STEP 3:- GET A SUITABLE ARCHITECTURE FOR MODELLING OF BOUNDING BOX AROUND THE LARGEST OBJECT IN THE IMAGE.
For this , just need to figure out two things:-
Create a Neural Network with four activations that predicts four numbers i.e the bounding box edges (top left co-ordinates and bottom right co-ordinates) for the largest Object. This is a regression problem with four outputs.
Decide the Loss function in such a way that when it is minimized , our four predicted numbers are pretty good. Let’s see how to do this.
BB_CSV = PATH/'tmp/bb.csv' bb = np.array([training_largest_annotations[o][0] for o in training_ids])
bbs = [' '.join(str(p) for p in o) for o in bb]
df = pd.DataFrame({'fn': [training_filenames[o] for o in training_ids], 'bbox': bbs}, columns=['fn','bbox'])

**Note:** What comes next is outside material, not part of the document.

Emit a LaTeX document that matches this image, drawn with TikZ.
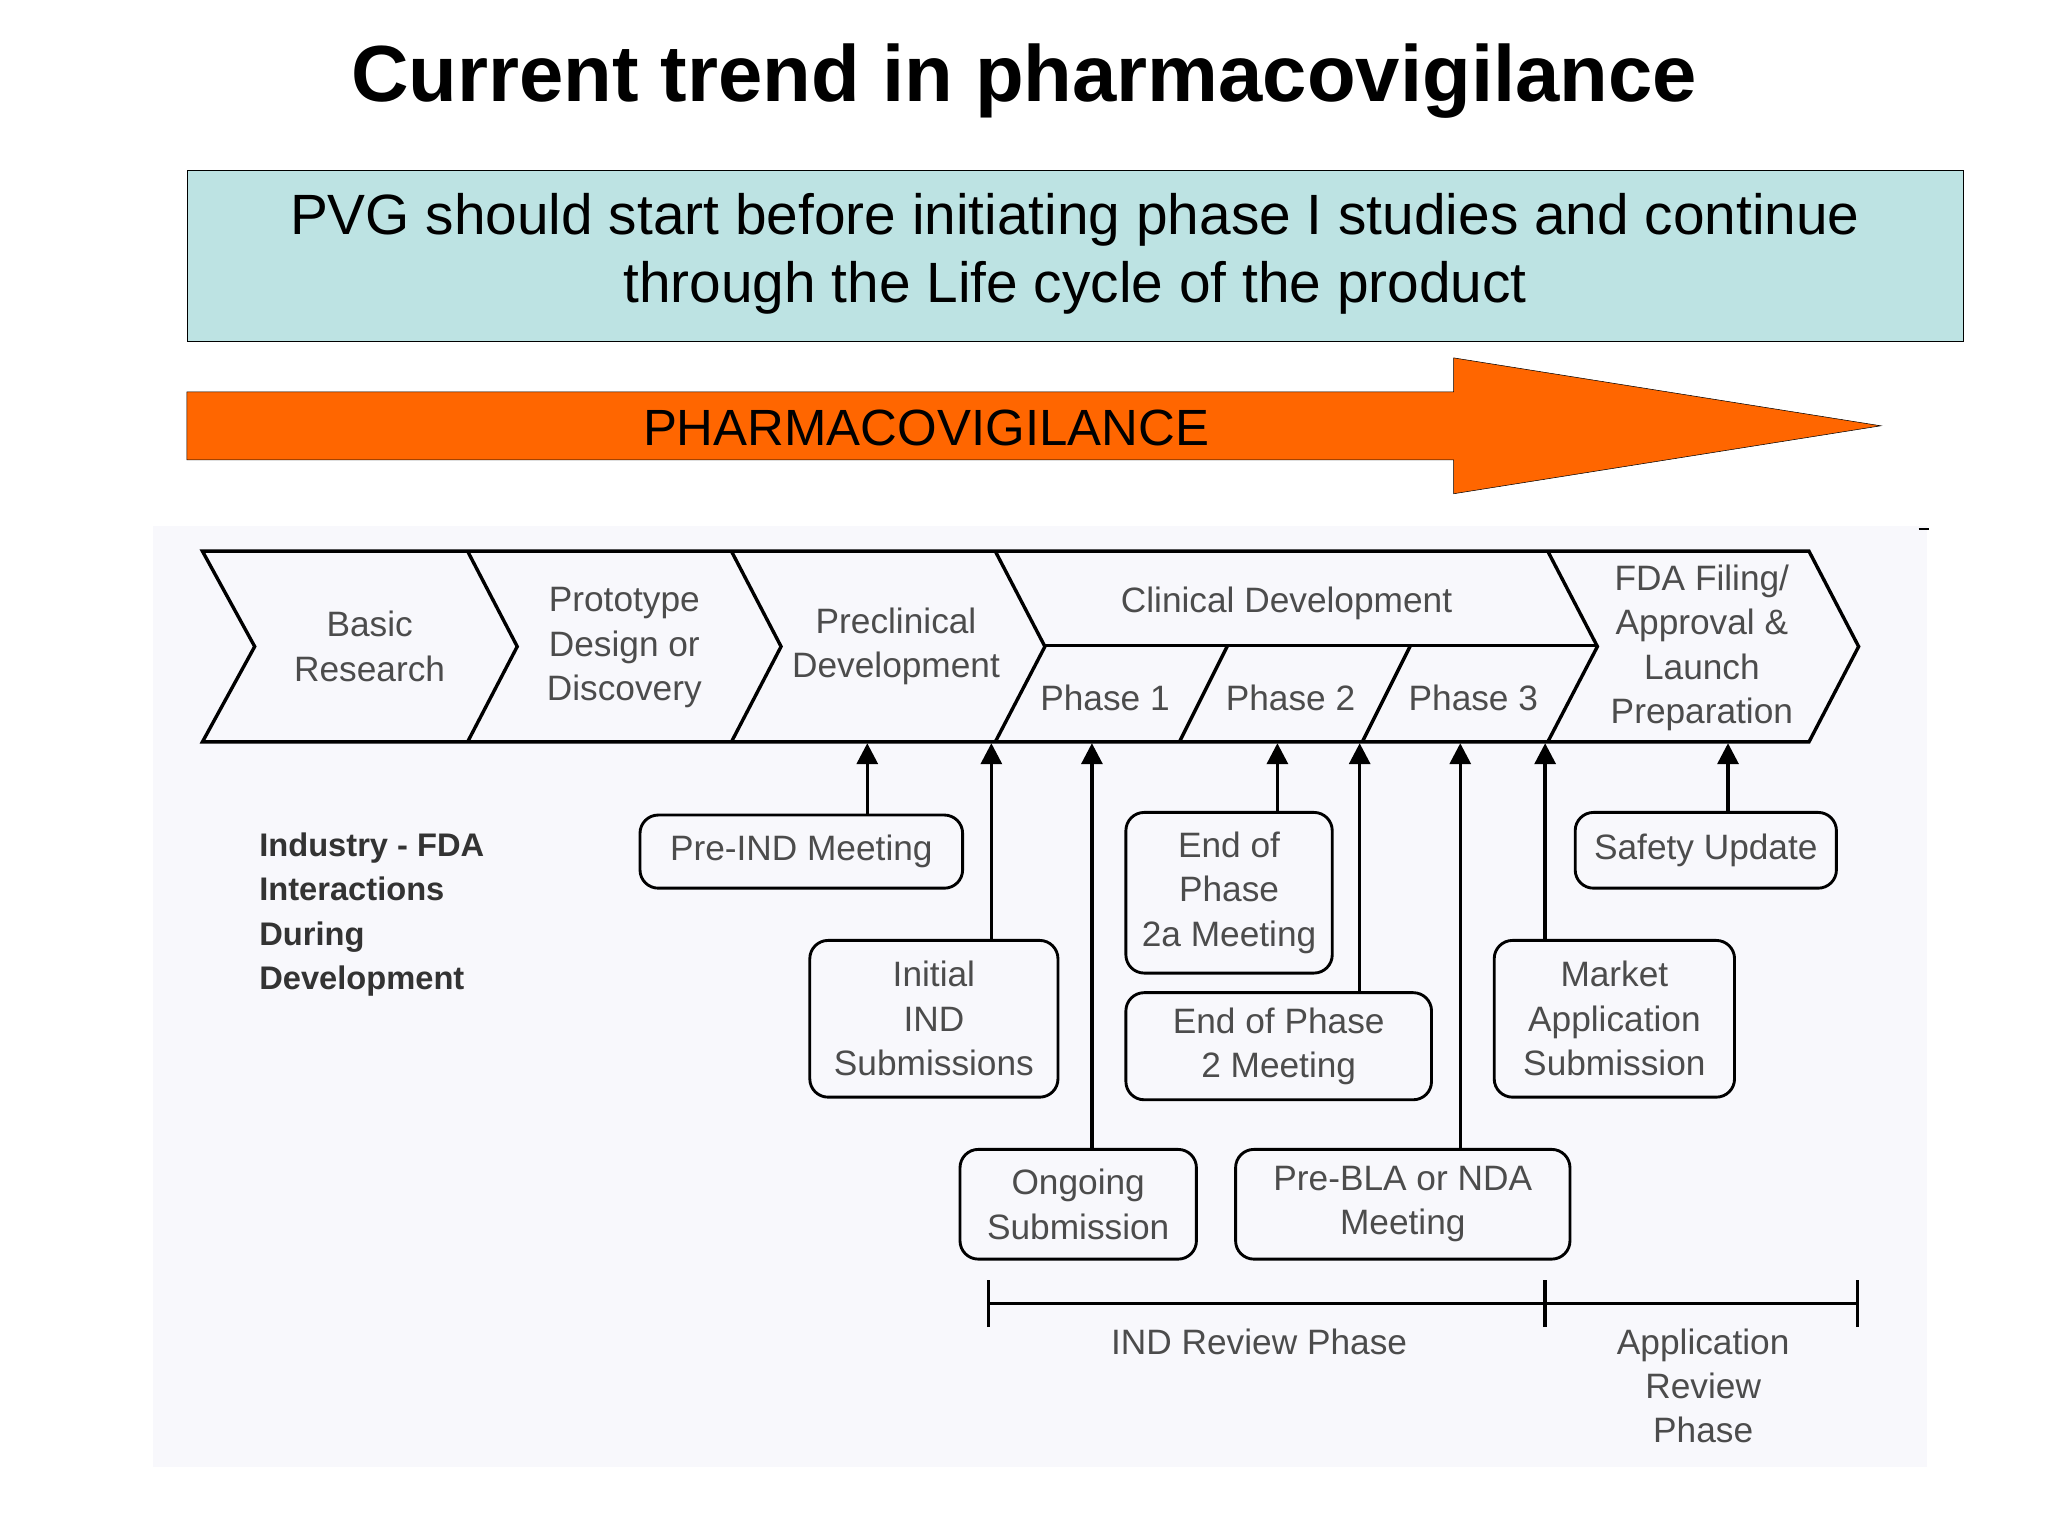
\documentclass[tikz,border=0pt]{standalone}
\usepackage{fontspec}
\setmainfont{Liberation Sans}
\usetikzlibrary{arrows.meta}
\definecolor{cyanbox}{RGB}{189,227,227}
\definecolor{orng}{RGB}{255,102,0}
\definecolor{bgpale}{RGB}{248,248,252}
\begin{document}
\begin{tikzpicture}[x=1pt,y=-1pt,
  gt/.style={text=black!70,font=\fontsize{27}{34}\selectfont,align=center},
  rbox/.style={draw,line width=2.2pt,rounded corners=14pt,gt,inner sep=0pt},
  up/.style={line width=2.6pt,-{Triangle[length=16pt,width=16pt]}},
  band/.style={line width=2.6pt}]
\useasboundingbox (0,0) rectangle (1568,1176);
\fill[white] (0,0) rectangle (1568,1176);
\node (title) at (784,62) {\fontsize{61}{63}\selectfont\bfseries Current trend in pharmacovigilance};
\node[draw,fill=cyanbox,minimum width=1360pt,minimum height=131pt,anchor=north west,inner sep=0pt] (pvg) at (143,130) {};
\node[align=center,font=\fontsize{43.5}{52}\selectfont] (pvgt) at (823,194) {PVG should start before initiating phase I studies and continue\\through the Life cycle of the product};
\draw[fill=orng] (143,300) -- (1113,300) -- (1113,274) -- (1440,326) -- (1113,378) -- (1113,352) -- (143,352) -- cycle;
\node[font=\fontsize{39}{40}\selectfont] (pv) at (709,328) {PHARMACOVIGILANCE};
\fill[bgpale] (117,403) rectangle (1475,1123);
\draw[line width=1.2pt] (1469,405) -- (1477,405);
% chevrons
\draw[band] (155,422) -- (1385,422) -- (1423,495) -- (1385,568) -- (155,568) -- (195,495) -- cycle;
\foreach \a in {358,560,762,1185}{\draw[band] (\a,422) -- (\a+38,495) -- (\a,568);}
\draw[band] (800,494) -- (1222,494);
\draw[band] (940,494) -- (903,568);
\draw[band] (1080,494) -- (1043,568);
\node[gt] (b1) at (283,495) {Basic\\Research};
\node[gt] (b2) at (478,496) {Prototype\\Design or\\Discovery};
\node[gt] (b3) at (686,495) {Preclinical\\Development};
\node[gt] (b4) at (985,462) {Clinical Development};
\node[gt] (p1) at (846,534) {Phase 1};
\node[gt] (p2) at (988,534) {Phase 2};
\node[gt] (p3) at (1128,534) {Phase 3};
\node[gt] (b5) at (1303,496) {FDA Filing/\\Approval \&\\Launch\\Preparation};
% boxes
\node[rbox,minimum width=247pt,minimum height=56pt] (preind) at (613.5,652) {Pre-IND Meeting};
\node[rbox,minimum width=190pt,minimum height=120pt] (ind) at (715,780) {Initial\\IND\\Submissions};
\node[rbox,minimum width=158pt,minimum height=123pt] (e2a) at (941,683.5) {End of\\Phase\\2a Meeting};
\node[rbox,minimum width=234pt,minimum height=82pt] (e2) at (979,801) {End of Phase\\2 Meeting};
\node[rbox,minimum width=184pt,minimum height=120pt] (mkt) at (1236,780) {Market\\Application\\Submission};
\node[rbox,minimum width=200pt,minimum height=58pt] (saf) at (1306,651) {Safety Update};
\node[rbox,minimum width=181pt,minimum height=84pt] (ong) at (825.5,922) {Ongoing\\Submission};
\node[rbox,minimum width=256pt,minimum height=84pt] (bla) at (1074,922) {Pre-BLA or NDA\\Meeting};
% arrows
\foreach \n/\x in {a1/664,a2/759,a3/836,a4/978,a5/1041,a6/1118,a7/1183,a8/1323}{\coordinate (\n) at (\x,569);}
\draw[up] (664,624) -- (a1);
\draw[up] (759,720) -- (a2);
\draw[up] (836,880) -- (a3);
\draw[up] (978,622) -- (a4);
\draw[up] (1041,760) -- (a5);
\draw[up] (1118,880) -- (a6);
\draw[up] (1183,720) -- (a7);
\draw[up] (1323,622) -- (a8);
\node[anchor=north west,align=left,font=\fontsize{25}{34}\selectfont\bfseries,text=black!80] (ind2) at (195,634) {Industry - FDA\\Interactions\\During\\Development};
% timeline
\coordinate (t1) at (757,998); \coordinate (t2) at (1183,998); \coordinate (t3) at (1422,998);
\draw[band] (t1) -- (t3);
\foreach \t in {t1,t2,t3}{\draw[band] ([yshift=-18pt]\t) -- ([yshift=18pt]\t);}
\node[gt] (irp) at (964,1027) {IND Review Phase};
\node[gt] (arp) at (1304,1061) {Application\\Review\\Phase};
\end{tikzpicture}
\end{document}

df.to_csv(BB_CSV, index=False)
BB_CSV.open().readlines()[:5]
Note:- When we are doing scaling or data augmentation to the images , that needs to be happening to the bounding box co-ordinates also.
But Why?
Earlier in classification case , we use to augment the images in the dataset. But there is a small change in the bounding box case. Here we have got the images and the bounding box coordinates of the objects in the images . In this case we have to augment the dependent variable i.e the bounding box coordinates as well as the image. So lets see what happens if we augment the images only .
augs = [RandomFlip(),
RandomRotate(30),
RandomLighting(0.1,0.1)]
tfms = tfms_from_model(f_model, sz, crop_type=CropType.NO, aug_tfms=augs)
md = ImageClassifierData.from_csv(PATH, JPEGS, BB_CSV, tfms=tfms, continuous=True, bs=4)
idx=3
fig,axes = plt.subplots(3,3, figsize=(9,9))

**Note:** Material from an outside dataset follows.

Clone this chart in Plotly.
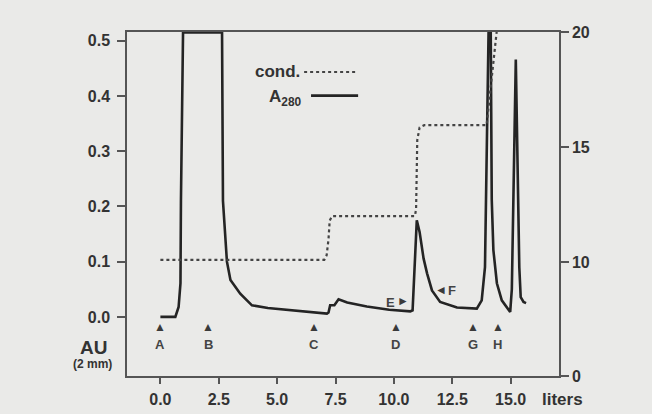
import plotly.graph_objects as go

# ---- data ----
a280_x = [0, 0.64, 0.78, 0.86, 0.88, 0.97, 2.64, 2.68, 2.85, 3.0, 3.42, 3.92, 4.6, 5.7, 7.13,
          7.2, 7.27, 7.45, 7.55, 7.63, 8.0, 8.84, 9.8, 10.7, 10.8, 10.9, 10.98, 11.1, 11.27,
          11.42, 11.63, 11.98, 12.7, 13.55, 13.76, 13.9, 14.12, 14.19, 14.26, 14.41, 14.62,
          14.98, 15.05, 15.22, 15.33, 15.37, 15.43, 15.55, 15.66]
a280_y = [0.0, 0.0, 0.018, 0.061, 0.21, 0.515, 0.515, 0.21, 0.1, 0.067, 0.042, 0.021, 0.016,
          0.012, 0.006, 0.008, 0.021, 0.021, 0.028, 0.032, 0.026, 0.019, 0.013, 0.010, 0.012,
          0.09, 0.175, 0.154, 0.106, 0.079, 0.048, 0.027, 0.017, 0.015, 0.03, 0.09, 0.7,
          0.212, 0.121, 0.061, 0.030, 0.009, 0.05, 0.466, 0.212, 0.09, 0.036, 0.027, 0.025]

cond_x = [0, 7.02, 7.12, 7.2, 7.25, 7.35, 10.9, 10.95, 11.0, 11.1, 11.3, 13.97, 14.4]
cond_y = [10.1, 10.1, 10.3, 11.0, 11.8, 12.0, 12.0, 12.3, 15.3, 15.85, 15.95, 15.95, 20.0]

marker_labels = ["A", "B", "C", "D", "G", "H"]
marker_x = [0.0, 2.04, 6.59, 10.08, 13.38, 14.45]

x_ticks = [0, 2.5, 5, 7.5, 10, 12.5, 15]
x_tick_text = ["0.0", "2.5", "5.0", "7.5", "10.0", "12.5", "15.0"]
y_ticks = [0, 0.1, 0.2, 0.3, 0.4, 0.5]
y_tick_text = ["0.0", "0.1", "0.2", "0.3", "0.4", "0.5"]
y2_ticks = [5.05, 10, 15, 20]
y2_tick_text = ["0", "10", "15", "20"]

# ---- style ----
INK = "#242424"
TXT = "#333333"
AX = "#555555"
BG = "#eaeae8"
FONT = "Liberation Sans, Arial, sans-serif"


def f(size, color=TXT):
    return dict(size=size, color=color, family=FONT, weight=700)


fig = go.Figure()
fig.add_trace(go.Scatter(x=cond_x, y=cond_y, mode="lines", yaxis="y2",
                         line=dict(color="#444444", width=2.2, dash="dot"),
                         showlegend=False, hoverinfo="skip"))
fig.add_trace(go.Scatter(x=a280_x, y=a280_y, mode="lines",
                         line=dict(color=INK, width=2.6),
                         showlegend=False, hoverinfo="skip"))

annotations = []
for lab, xv in zip(marker_labels, marker_x):
    annotations.append(dict(x=xv, y=-0.019, xref="x", yref="y", text="▲", showarrow=False,
                            font=f(12, "#3a3a3a")))
    annotations.append(dict(x=xv, y=-0.05, xref="x", yref="y", text=lab, showarrow=False,
                            font=f(13, "#444444")))

annotations += [
    dict(x=10.14, y=0.027, xref="x", yref="y", text="E", xanchor="right",
         showarrow=False, font=f(13, "#444444")),
    dict(x=10.72, y=0.028, xref="x", yref="y", text="►", xanchor="right",
         showarrow=False, font=f(12, "#3a3a3a")),
    dict(x=11.66, y=0.049, xref="x", yref="y", text="◄", xanchor="left",
         showarrow=False, font=f(12, "#3a3a3a")),
    dict(x=12.25, y=0.047, xref="x", yref="y", text="F", xanchor="left",
         showarrow=False, font=f(13, "#444444")),
    dict(x=0.405, y=0.885, xref="paper", yref="paper", text="cond.", xanchor="right",
         yanchor="middle", showarrow=False, font=f(17)),
    dict(x=0.41, y=0.808, xref="paper", yref="paper", text="A<sub>280</sub>", xanchor="right",
         yanchor="middle", showarrow=False, font=f(17)),
    dict(x=-0.077, y=0.084, xref="paper", yref="paper", text="AU", showarrow=False,
         xanchor="center", yanchor="middle", font=f(19)),
    dict(x=-0.079, y=0.034, xref="paper", yref="paper", text="(2 mm)", showarrow=False,
         xanchor="center", yanchor="middle", font=f(12)),
    dict(x=1.009, y=-0.068, xref="paper", yref="paper", text="liters", showarrow=False,
         xanchor="center", yanchor="middle", font=f(17)),
]

shapes = [
    dict(type="line", xref="paper", yref="paper", x0=0.41, x1=0.535, y0=0.884, y1=0.884,
         line=dict(color="#444444", width=2.0, dash="dot")),
    dict(type="line", xref="paper", yref="paper", x0=0.426, x1=0.535, y0=0.815, y1=0.815,
         line=dict(color=INK, width=2.6)),
]

axis_common = dict(showgrid=False, zeroline=False, showline=True, linecolor=AX, linewidth=1.5,
                   ticks="outside", tickwidth=1.5, tickcolor=AX, tickfont=f(16),
                   automargin=False)

fig.update_layout(
    width=652, height=414,
    margin=dict(l=127, r=93, t=32, b=38),
    paper_bgcolor=BG, plot_bgcolor=BG,
    font=dict(family=FONT, color=TXT),
    annotations=annotations, shapes=shapes,
    xaxis=dict(range=[-1.43, 17.07], tickvals=x_ticks, ticktext=x_tick_text,
               mirror=True, ticklen=6, ticklabelstandoff=2, **axis_common),
    yaxis=dict(range=[-0.107, 0.516], tickvals=y_ticks, ticktext=y_tick_text,
               mirror=True, ticklen=8, ticklabelstandoff=4, **axis_common),
    yaxis2=dict(range=[5.05, 20], overlaying="y", side="right", tickvals=y2_ticks,
                ticktext=y2_tick_text, ticklen=8, **axis_common),
)

fig.write_html("out.html", post_script="document.body.style.margin='0';",
               config={"displayModeBar": False})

for i,ax in enumerate(axes.flat):
x,y=next(iter(md.aug_dl))
ima=md.val_ds.denorm(to_np(x))[idx]
b = bb_hw(to_np(y[idx]))
print(b)
show_img(ima, ax=ax)
draw_rect(ax, b)
As we can see , when we are augmenting the images and not the bounding box coordinates , the images gets augmented while the bounding box representing the coordinates of the object in the image remains the same, which is not correct . This is making the data wrong. In other words, while the augmented images are changing , the bounding box representing the object in the images remains the same. Hence we need to augment the dependent variable i.e the bounding box coordinates as these two are connected to each other. The bounding box coordinates should go through all of the geometric transformation as that of the image. As can be seen in bold in the code below , we are using tfm_y=TfmType.COORD parameter which explicitly means that whatever augmentation is being done to the image should be done to the bounding box coordinates also.
augs = [RandomFlip(tfm_y=TfmType.COORD),
RandomRotate(3,p=0.5, tfm_y=TfmType.COORD),
RandomLighting(0.1,0.1, tfm_y=TfmType.COORD)]

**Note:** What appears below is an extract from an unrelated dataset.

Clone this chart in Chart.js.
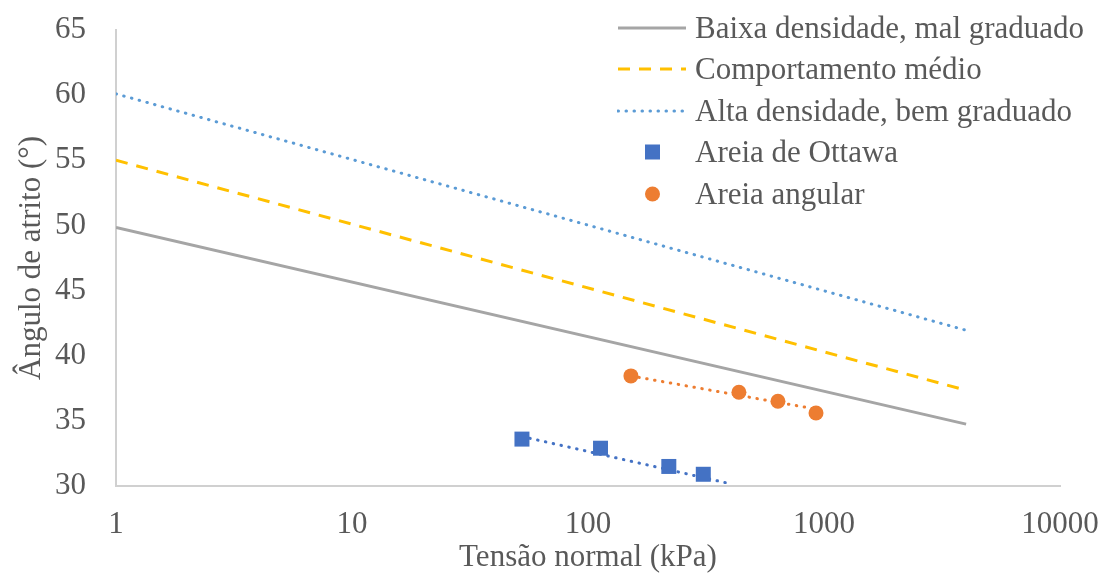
<!DOCTYPE html>
<html>
<head>
<meta charset="utf-8">
<script src="https://cdn.jsdelivr.net/npm/chart.js@4.4.1/dist/chart.umd.min.js"></script>
<style>
  html, body { margin: 0; padding: 0; background: #fff; }
  #wrap { position: relative; width: 1107px; height: 577px; }
  #legend { position: absolute; left: 617px; top: 7px; font-family: "Liberation Serif", "Times New Roman", serif; font-size: 31px; color: #595959; }
  #legend .row { display: flex; align-items: center; height: 41.5px; white-space: nowrap; }
  #legend svg { width: 70px; height: 20px; margin-right: 8px; flex: none; }
</style>
</head>
<body>
<div id="wrap">
  <canvas id="chart" width="1107" height="577"></canvas>
  <div id="legend"></div>
</div>
<script>
// Data
const xTicks = [1, 10, 100, 1000, 10000];

const baixaX = [1, 4000];
const baixaY = [49.85, 34.75];

const medioX = [1, 4000];
const medioY = [55.0, 37.35];

const altaX = [1, 4000];
const altaY = [60.1, 41.95];

const ottawaX = [52.5, 113, 220, 308];
const ottawaY = [33.6, 32.9, 31.5, 30.9];
const ottawaTrendX = [52.5, 395];
const ottawaTrendY = [33.8, 30.2];

const angularX = [152, 436, 638, 925];
const angularY = [38.45, 37.2, 36.5, 35.6];
const angularTrendX = [152, 925];
const angularTrendY = [38.45, 35.9];

const toPts = (xs, ys) => xs.map((x, i) => ({ x: x, y: ys[i] }));

const FONT = { family: '"Liberation Serif", "Times New Roman", serif', size: 31 };
const TXT = '#595959';

const datasets = [
  { label: 'Baixa densidade, mal graduado', data: toPts(baixaX, baixaY), showLine: true,
    borderColor: '#a5a5a5', borderWidth: 3, pointRadius: 0, order: 5 },
  { label: 'Comportamento médio', data: toPts(medioX, medioY), showLine: true,
    borderColor: '#ffc000', borderWidth: 3, borderDash: [12, 9], pointRadius: 0, order: 5 },
  { label: 'Alta densidade, bem graduado', data: toPts(altaX, altaY), showLine: true,
    borderColor: '#5b9bd5', borderWidth: 3, borderDash: [0.5, 7.5], borderCapStyle: 'round', pointRadius: 0, order: 5 },
  { label: 'Areia de Ottawa', data: toPts(ottawaX, ottawaY), showLine: false,
    backgroundColor: '#4472c4', borderColor: '#4472c4', pointStyle: 'rect', pointRadius: 10.6, borderWidth: 0, order: 1 },
  { label: 'Areia angular', data: toPts(angularX, angularY), showLine: false,
    backgroundColor: '#ed7d31', borderColor: '#ed7d31', pointStyle: 'circle', pointRadius: 7.5, borderWidth: 0, order: 1 },
  { label: 'trend-ottawa', data: toPts(ottawaTrendX, ottawaTrendY), showLine: true,
    borderColor: '#4472c4', borderWidth: 3, borderDash: [0.5, 7.5], borderCapStyle: 'round', pointRadius: 0, order: 3 },
  { label: 'trend-angular', data: toPts(angularTrendX, angularTrendY), showLine: true,
    borderColor: '#ed7d31', borderWidth: 3, borderDash: [0.5, 7.5], borderCapStyle: 'round', pointRadius: 0, order: 3 }
];

// keep the plot area where the reference has it
const noPad = s => { s.paddingTop = 0; s.paddingBottom = 0; s.paddingLeft = 0; s.paddingRight = 0; };

new Chart(document.getElementById('chart'), {
  type: 'scatter',
  data: { datasets: datasets },
  options: {
    responsive: false,
    animation: false,
    devicePixelRatio: 1,
    layout: { padding: { left: 0, right: 47, top: 30, bottom: 0 } },
    plugins: { legend: { display: false }, tooltip: { enabled: false } },
    scales: {
      x: {
        type: 'logarithmic', min: 1, max: 10000,
        afterBuildTicks: s => { s.ticks = xTicks.map(v => ({ value: v })); },
        afterFit: s => { s.height = 91; noPad(s); },
        grid: { display: false, drawTicks: false },
        border: { display: true, color: '#d0d0d0', width: 2 },
        ticks: { autoSkip: false, maxRotation: 0, padding: 20, color: TXT, font: FONT,
                 callback: v => String(v) },
        title: { display: true, text: 'Tensão normal (kPa)', color: TXT, font: FONT, padding: { top: 0, bottom: 1 } }
      },
      y: {
        min: 30, max: 65,
        afterFit: s => { s.width = 116; noPad(s); },
        grid: { display: false, drawTicks: false },
        border: { display: true, color: '#d0d0d0', width: 2 },
        ticks: { stepSize: 5, padding: 30, color: TXT, font: FONT },
        title: { display: true, text: 'Ângulo de atrito (°)', color: TXT, font: FONT, padding: { top: 13, bottom: 0 } }
      }
    }
  }
});

// HTML legend for the first five series
const legend = document.getElementById('legend');
datasets.slice(0, 5).forEach(ds => {
  let sample;
  if (ds.showLine) {
    const dash = ds.borderDash ? `stroke-dasharray="${ds.borderDash.join(' ')}"` : '';
    const cap = ds.borderCapStyle === 'round' ? 'stroke-linecap="round"' : '';
    sample = `<line x1="1" y1="10" x2="69" y2="10" stroke="${ds.borderColor}" stroke-width="3" ${dash} ${cap}/>`;
  } else if (ds.pointStyle === 'rect') {
    sample = `<rect x="28" y="2.5" width="15" height="15" fill="${ds.backgroundColor}"/>`;
  } else {
    sample = `<circle cx="35.5" cy="10" r="7.5" fill="${ds.backgroundColor}"/>`;
  }
  const row = document.createElement('div');
  row.className = 'row';
  row.innerHTML = `<svg viewBox="0 0 70 20">${sample}</svg><span>${ds.label}</span>`;
  legend.appendChild(row);
});
</script>
</body>
</html>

# RandomRotate parameters:- Maximum of 3 degree of rotations .p=0.5 means rotate the image half of the time.
tfms = tfms_from_model(f_model, sz, crop_type=CropType.NO, tfm_y=TfmType.COORD, aug_tfms=augs)
# Adding (tfm_y=TfmType.COORD) helps in changing the bounding box coordinates in case the model is squeezing or zooming the image
md = ImageClassifierData.from_csv(PATH, JPEGS, BB_CSV, tfms=tfms, continuous=True, bs=4)
# Note that we have to tell the transforms constructor that our labels are coordinates, so that it can handle the transforms correctly.
idx=4
fig,axes = plt.subplots(3,3, figsize=(9,9))
for i,ax in enumerate(axes.flat):
x,y=next(iter(md.aug_dl))
ima=md.val_ds.denorm(to_np(x))[idx]
b = bb_hw(to_np(y[idx]))
print(b)
show_img(ima, ax=ax)
draw_rect(ax, b)
TfmType.COORD basically represents that if we apply flip transformation to the image , we need to change the bounding box coordinates accordingly. Hence we are adding TfmType.COORD to all the transformations that is being applied to the images.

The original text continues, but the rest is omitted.